→ EXERCISE REQUIREMENTS:
Give every entry again, unchanged, and leave its images out.
━━ INFORMATION GIVEN
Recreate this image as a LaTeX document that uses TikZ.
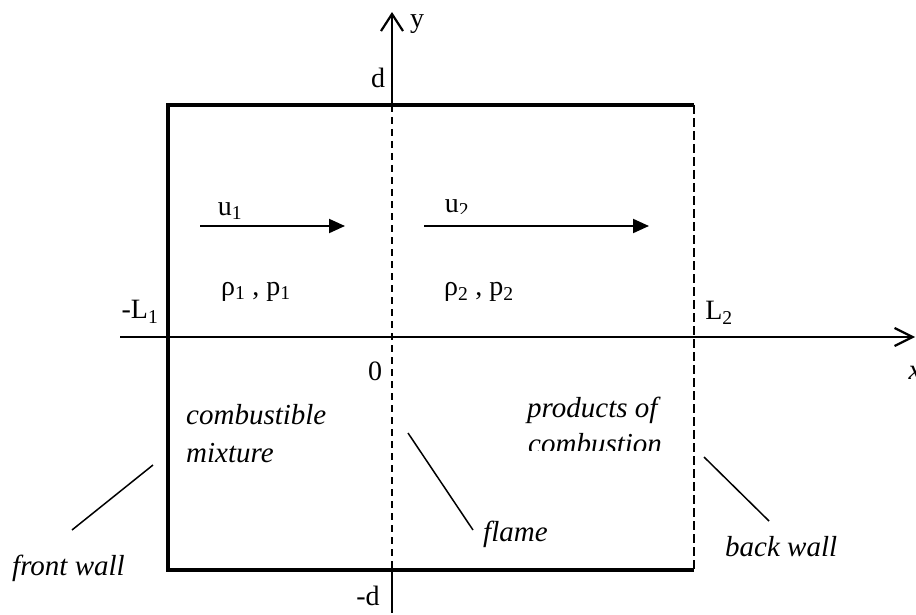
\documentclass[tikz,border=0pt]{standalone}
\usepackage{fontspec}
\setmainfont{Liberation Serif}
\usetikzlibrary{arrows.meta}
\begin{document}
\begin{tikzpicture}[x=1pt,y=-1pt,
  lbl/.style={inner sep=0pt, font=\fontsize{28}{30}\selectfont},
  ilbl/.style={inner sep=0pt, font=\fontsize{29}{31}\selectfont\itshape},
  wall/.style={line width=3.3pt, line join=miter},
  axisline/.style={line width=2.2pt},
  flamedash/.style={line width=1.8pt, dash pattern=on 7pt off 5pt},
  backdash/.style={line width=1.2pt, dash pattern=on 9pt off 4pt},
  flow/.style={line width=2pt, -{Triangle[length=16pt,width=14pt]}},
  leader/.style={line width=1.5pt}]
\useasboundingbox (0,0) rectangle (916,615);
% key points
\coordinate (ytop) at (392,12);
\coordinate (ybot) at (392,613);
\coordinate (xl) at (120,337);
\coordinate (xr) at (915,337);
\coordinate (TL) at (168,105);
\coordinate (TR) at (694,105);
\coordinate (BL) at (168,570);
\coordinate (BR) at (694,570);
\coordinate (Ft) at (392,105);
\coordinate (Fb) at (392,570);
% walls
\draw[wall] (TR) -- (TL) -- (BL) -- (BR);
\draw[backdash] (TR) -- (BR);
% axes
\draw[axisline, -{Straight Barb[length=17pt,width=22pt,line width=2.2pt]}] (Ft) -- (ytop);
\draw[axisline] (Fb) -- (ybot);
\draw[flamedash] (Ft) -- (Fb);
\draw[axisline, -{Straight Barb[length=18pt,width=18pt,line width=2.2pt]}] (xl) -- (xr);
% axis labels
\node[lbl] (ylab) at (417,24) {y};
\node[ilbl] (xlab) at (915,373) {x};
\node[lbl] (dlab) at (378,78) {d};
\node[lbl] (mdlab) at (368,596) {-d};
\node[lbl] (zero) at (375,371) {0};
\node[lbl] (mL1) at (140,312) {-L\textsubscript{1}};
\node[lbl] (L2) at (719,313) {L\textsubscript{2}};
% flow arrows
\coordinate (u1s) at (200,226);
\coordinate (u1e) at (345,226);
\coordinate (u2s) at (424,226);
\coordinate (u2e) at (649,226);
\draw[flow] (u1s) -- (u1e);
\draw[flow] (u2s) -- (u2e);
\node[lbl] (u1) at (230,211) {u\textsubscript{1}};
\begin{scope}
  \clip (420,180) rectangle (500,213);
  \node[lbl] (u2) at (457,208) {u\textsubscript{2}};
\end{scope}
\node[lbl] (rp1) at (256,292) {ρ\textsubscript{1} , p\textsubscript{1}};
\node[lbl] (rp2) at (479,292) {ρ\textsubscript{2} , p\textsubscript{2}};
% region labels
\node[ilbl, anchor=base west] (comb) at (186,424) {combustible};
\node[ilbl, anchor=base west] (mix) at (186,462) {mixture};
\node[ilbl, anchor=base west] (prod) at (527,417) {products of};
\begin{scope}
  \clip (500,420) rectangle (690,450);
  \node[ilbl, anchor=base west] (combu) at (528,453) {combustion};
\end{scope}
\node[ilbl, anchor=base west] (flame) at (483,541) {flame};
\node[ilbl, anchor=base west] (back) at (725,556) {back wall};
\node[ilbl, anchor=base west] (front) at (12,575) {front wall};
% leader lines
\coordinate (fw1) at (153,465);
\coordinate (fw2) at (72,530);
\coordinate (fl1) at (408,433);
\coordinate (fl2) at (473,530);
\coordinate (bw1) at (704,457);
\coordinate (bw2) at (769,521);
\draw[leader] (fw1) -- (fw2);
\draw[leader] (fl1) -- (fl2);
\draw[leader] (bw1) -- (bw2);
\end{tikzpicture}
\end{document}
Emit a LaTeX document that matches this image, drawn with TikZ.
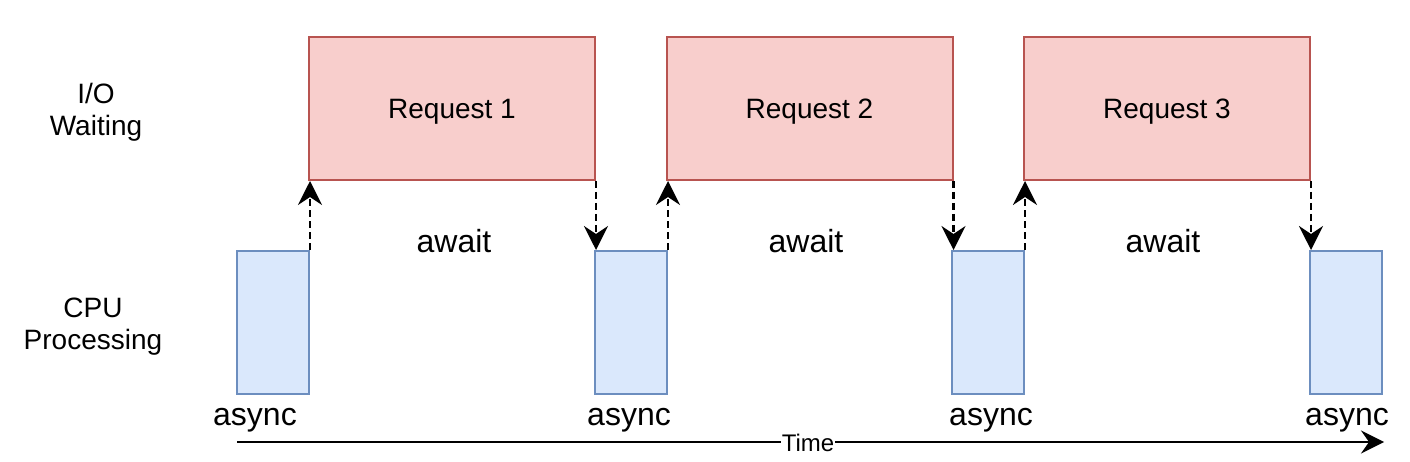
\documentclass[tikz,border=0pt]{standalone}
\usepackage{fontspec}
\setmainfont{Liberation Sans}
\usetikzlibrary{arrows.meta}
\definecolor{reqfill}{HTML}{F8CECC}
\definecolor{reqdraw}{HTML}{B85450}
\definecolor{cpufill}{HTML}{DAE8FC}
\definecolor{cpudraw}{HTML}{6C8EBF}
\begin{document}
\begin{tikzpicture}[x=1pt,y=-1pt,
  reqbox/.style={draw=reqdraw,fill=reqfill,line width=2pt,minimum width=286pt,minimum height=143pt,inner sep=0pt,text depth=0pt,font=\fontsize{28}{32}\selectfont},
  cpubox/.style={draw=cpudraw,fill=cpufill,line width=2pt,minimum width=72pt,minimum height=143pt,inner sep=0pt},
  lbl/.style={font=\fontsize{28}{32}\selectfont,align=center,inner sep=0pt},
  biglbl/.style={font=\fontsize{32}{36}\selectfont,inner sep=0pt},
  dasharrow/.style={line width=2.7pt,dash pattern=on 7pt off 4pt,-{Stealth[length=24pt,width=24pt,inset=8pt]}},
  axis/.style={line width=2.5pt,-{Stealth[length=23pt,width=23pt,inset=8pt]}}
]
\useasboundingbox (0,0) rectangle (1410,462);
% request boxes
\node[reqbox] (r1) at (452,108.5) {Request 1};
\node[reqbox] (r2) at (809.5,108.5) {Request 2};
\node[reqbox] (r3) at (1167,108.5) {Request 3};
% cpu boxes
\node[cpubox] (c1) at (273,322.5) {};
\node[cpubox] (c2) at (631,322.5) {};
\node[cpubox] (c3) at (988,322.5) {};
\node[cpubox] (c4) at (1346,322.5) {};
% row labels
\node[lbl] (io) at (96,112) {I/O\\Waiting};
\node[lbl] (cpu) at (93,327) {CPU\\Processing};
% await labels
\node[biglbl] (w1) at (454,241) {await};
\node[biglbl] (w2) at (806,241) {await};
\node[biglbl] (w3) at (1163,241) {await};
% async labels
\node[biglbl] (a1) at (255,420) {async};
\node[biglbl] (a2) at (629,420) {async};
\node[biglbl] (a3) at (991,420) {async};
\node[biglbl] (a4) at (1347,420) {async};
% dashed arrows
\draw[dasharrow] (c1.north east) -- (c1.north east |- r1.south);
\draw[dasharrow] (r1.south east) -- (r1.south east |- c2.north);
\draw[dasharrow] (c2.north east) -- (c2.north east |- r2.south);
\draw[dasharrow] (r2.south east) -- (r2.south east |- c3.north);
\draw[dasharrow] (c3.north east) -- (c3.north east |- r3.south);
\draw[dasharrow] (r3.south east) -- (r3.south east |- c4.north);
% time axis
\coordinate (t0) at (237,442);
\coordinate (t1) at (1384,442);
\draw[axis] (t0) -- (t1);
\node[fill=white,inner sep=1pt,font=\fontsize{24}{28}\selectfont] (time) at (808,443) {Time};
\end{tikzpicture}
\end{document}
━━━━
→ WRITTEN SOLUTION:
Recreate this image as a LaTeX document that uses TikZ.
\documentclass[tikz,border=0pt]{standalone}
\usepackage{fontspec}
\setmainfont{Liberation Serif}
\usetikzlibrary{arrows.meta}
\begin{document}
\begin{tikzpicture}[x=1pt,y=-1pt,
  lbl/.style={inner sep=0pt, font=\fontsize{28}{30}\selectfont},
  ilbl/.style={inner sep=0pt, font=\fontsize{29}{31}\selectfont\itshape},
  wall/.style={line width=3.3pt, line join=miter},
  axisline/.style={line width=2.2pt},
  flamedash/.style={line width=1.8pt, dash pattern=on 7pt off 5pt},
  backdash/.style={line width=1.2pt, dash pattern=on 9pt off 4pt},
  flow/.style={line width=2pt, -{Triangle[length=16pt,width=14pt]}},
  leader/.style={line width=1.5pt}]
\useasboundingbox (0,0) rectangle (916,615);
% key points
\coordinate (ytop) at (392,12);
\coordinate (ybot) at (392,613);
\coordinate (xl) at (120,337);
\coordinate (xr) at (915,337);
\coordinate (TL) at (168,105);
\coordinate (TR) at (694,105);
\coordinate (BL) at (168,570);
\coordinate (BR) at (694,570);
\coordinate (Ft) at (392,105);
\coordinate (Fb) at (392,570);
% walls
\draw[wall] (TR) -- (TL) -- (BL) -- (BR);
\draw[backdash] (TR) -- (BR);
% axes
\draw[axisline, -{Straight Barb[length=17pt,width=22pt,line width=2.2pt]}] (Ft) -- (ytop);
\draw[axisline] (Fb) -- (ybot);
\draw[flamedash] (Ft) -- (Fb);
\draw[axisline, -{Straight Barb[length=18pt,width=18pt,line width=2.2pt]}] (xl) -- (xr);
% axis labels
\node[lbl] (ylab) at (417,24) {y};
\node[ilbl] (xlab) at (915,373) {x};
\node[lbl] (dlab) at (378,78) {d};
\node[lbl] (mdlab) at (368,596) {-d};
\node[lbl] (zero) at (375,371) {0};
\node[lbl] (mL1) at (140,312) {-L\textsubscript{1}};
\node[lbl] (L2) at (719,313) {L\textsubscript{2}};
% flow arrows
\coordinate (u1s) at (200,226);
\coordinate (u1e) at (345,226);
\coordinate (u2s) at (424,226);
\coordinate (u2e) at (649,226);
\draw[flow] (u1s) -- (u1e);
\draw[flow] (u2s) -- (u2e);
\node[lbl] (u1) at (230,211) {u\textsubscript{1}};
\begin{scope}
  \clip (420,180) rectangle (500,213);
  \node[lbl] (u2) at (457,208) {u\textsubscript{2}};
\end{scope}
\node[lbl] (rp1) at (256,292) {ρ\textsubscript{1} , p\textsubscript{1}};
\node[lbl] (rp2) at (479,292) {ρ\textsubscript{2} , p\textsubscript{2}};
% region labels
\node[ilbl, anchor=base west] (comb) at (186,424) {combustible};
\node[ilbl, anchor=base west] (mix) at (186,462) {mixture};
\node[ilbl, anchor=base west] (prod) at (527,417) {products of};
\begin{scope}
  \clip (500,420) rectangle (690,450);
  \node[ilbl, anchor=base west] (combu) at (528,453) {combustion};
\end{scope}
\node[ilbl, anchor=base west] (flame) at (483,541) {flame};
\node[ilbl, anchor=base west] (back) at (725,556) {back wall};
\node[ilbl, anchor=base west] (front) at (12,575) {front wall};
% leader lines
\coordinate (fw1) at (153,465);
\coordinate (fw2) at (72,530);
\coordinate (fl1) at (408,433);
\coordinate (fl2) at (473,530);
\coordinate (bw1) at (704,457);
\coordinate (bw2) at (769,521);
\draw[leader] (fw1) -- (fw2);
\draw[leader] (fl1) -- (fl2);
\draw[leader] (bw1) -- (bw2);
\end{tikzpicture}
\end{document}
Emit a LaTeX document that matches this image, drawn with TikZ.
\documentclass[tikz,border=0pt]{standalone}
\usepackage{fontspec}
\setmainfont{Liberation Sans}
\usetikzlibrary{arrows.meta}
\definecolor{reqfill}{HTML}{F8CECC}
\definecolor{reqdraw}{HTML}{B85450}
\definecolor{cpufill}{HTML}{DAE8FC}
\definecolor{cpudraw}{HTML}{6C8EBF}
\begin{document}
\begin{tikzpicture}[x=1pt,y=-1pt,
  reqbox/.style={draw=reqdraw,fill=reqfill,line width=2pt,minimum width=286pt,minimum height=143pt,inner sep=0pt,text depth=0pt,font=\fontsize{28}{32}\selectfont},
  cpubox/.style={draw=cpudraw,fill=cpufill,line width=2pt,minimum width=72pt,minimum height=143pt,inner sep=0pt},
  lbl/.style={font=\fontsize{28}{32}\selectfont,align=center,inner sep=0pt},
  biglbl/.style={font=\fontsize{32}{36}\selectfont,inner sep=0pt},
  dasharrow/.style={line width=2.7pt,dash pattern=on 7pt off 4pt,-{Stealth[length=24pt,width=24pt,inset=8pt]}},
  axis/.style={line width=2.5pt,-{Stealth[length=23pt,width=23pt,inset=8pt]}}
]
\useasboundingbox (0,0) rectangle (1410,462);
% request boxes
\node[reqbox] (r1) at (452,108.5) {Request 1};
\node[reqbox] (r2) at (809.5,108.5) {Request 2};
\node[reqbox] (r3) at (1167,108.5) {Request 3};
% cpu boxes
\node[cpubox] (c1) at (273,322.5) {};
\node[cpubox] (c2) at (631,322.5) {};
\node[cpubox] (c3) at (988,322.5) {};
\node[cpubox] (c4) at (1346,322.5) {};
% row labels
\node[lbl] (io) at (96,112) {I/O\\Waiting};
\node[lbl] (cpu) at (93,327) {CPU\\Processing};
% await labels
\node[biglbl] (w1) at (454,241) {await};
\node[biglbl] (w2) at (806,241) {await};
\node[biglbl] (w3) at (1163,241) {await};
% async labels
\node[biglbl] (a1) at (255,420) {async};
\node[biglbl] (a2) at (629,420) {async};
\node[biglbl] (a3) at (991,420) {async};
\node[biglbl] (a4) at (1347,420) {async};
% dashed arrows
\draw[dasharrow] (c1.north east) -- (c1.north east |- r1.south);
\draw[dasharrow] (r1.south east) -- (r1.south east |- c2.north);
\draw[dasharrow] (c2.north east) -- (c2.north east |- r2.south);
\draw[dasharrow] (r2.south east) -- (r2.south east |- c3.north);
\draw[dasharrow] (c3.north east) -- (c3.north east |- r3.south);
\draw[dasharrow] (r3.south east) -- (r3.south east |- c4.north);
% time axis
\coordinate (t0) at (237,442);
\coordinate (t1) at (1384,442);
\draw[axis] (t0) -- (t1);
\node[fill=white,inner sep=1pt,font=\fontsize{24}{28}\selectfont] (time) at (808,443) {Time};
\end{tikzpicture}
\end{document}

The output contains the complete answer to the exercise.